Today, we face different times and challenges. Like many other constituencies, our business sector has a strong retail and financial element, but we continue to manufacture despite the large drop in our manufacturing sector during the last 10 years. Some 15% of Gloucester's gross domestic product still comes from manufacturing, including health products and large quantities of materials for the aerospace industry such as insulation, coatings and cylinders, and almost every ice cream that every Member has eaten in this country comes from the Wall's ice cream factory in Gloucester.

It is as a symbol that I am today wearing something manufactured in Gloucester. The shirt I am wearing was made two days ago on the Cross in the heart of our city by Gloucester cutters and machinists, and I am proud to say that the company that makes these wonderful shirts will shortly be opening a retail space in Bombay, demonstrating that Gloucester will soon be exporting to India again.

At the same time as this greater diversity in manufacturing and business enterprise, we have seen a growing diversity of our residents. I thought it would be useful as a new Member of Parliament to have lived and worked in 10 countries and to speak the languages of eight of them, but the people of Gloucester speak 46 languages and so, in this as in so much else, I still have a lot to learn.

It will be of interest to Members to learn that many of our residents from overseas come from close to the Indian port of Surat in Gujarat, which was, by wonderful historical irony, the port where Elizabethan sailors from this country first landed in India some 450 years ago. I welcome all my friends from Gujarat, and also more recent arrivals. I am proud to have been invited as the guest of honour at the opening this weekend of the new association for Tamils and also to an event by the Polish community.
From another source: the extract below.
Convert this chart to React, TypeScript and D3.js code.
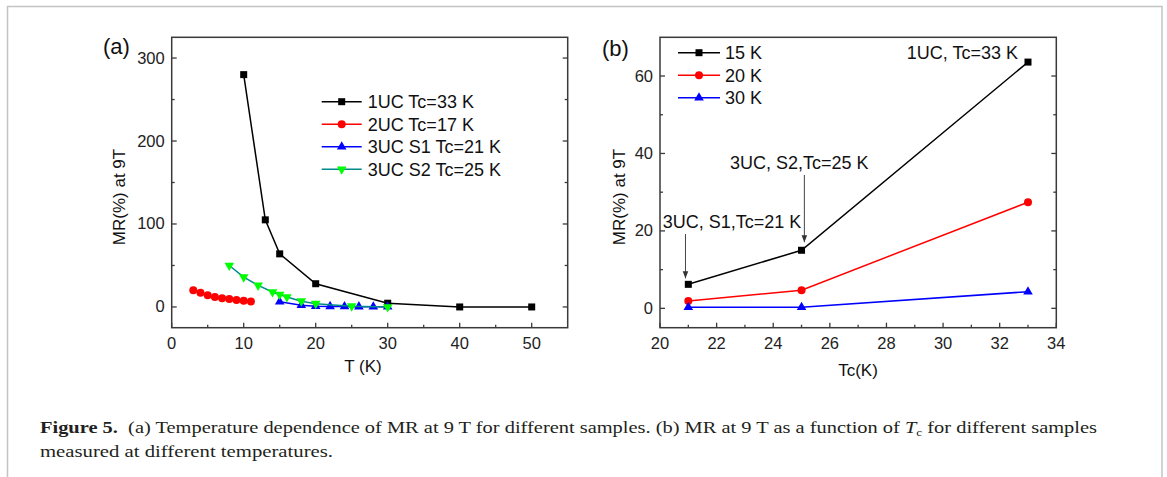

Today, the truth is that all of us, whatever our origins, face severe difficulties in handling the record youth unemployment and in trying to re-grow our economy to provide jobs for our young people. That is why all my constituents will welcome measures taken by this Government to stimulate business, which we must remind ourselves is the sole source of growth, providing jobs and then tax revenues for the services that many Members are calling for in our different constituencies.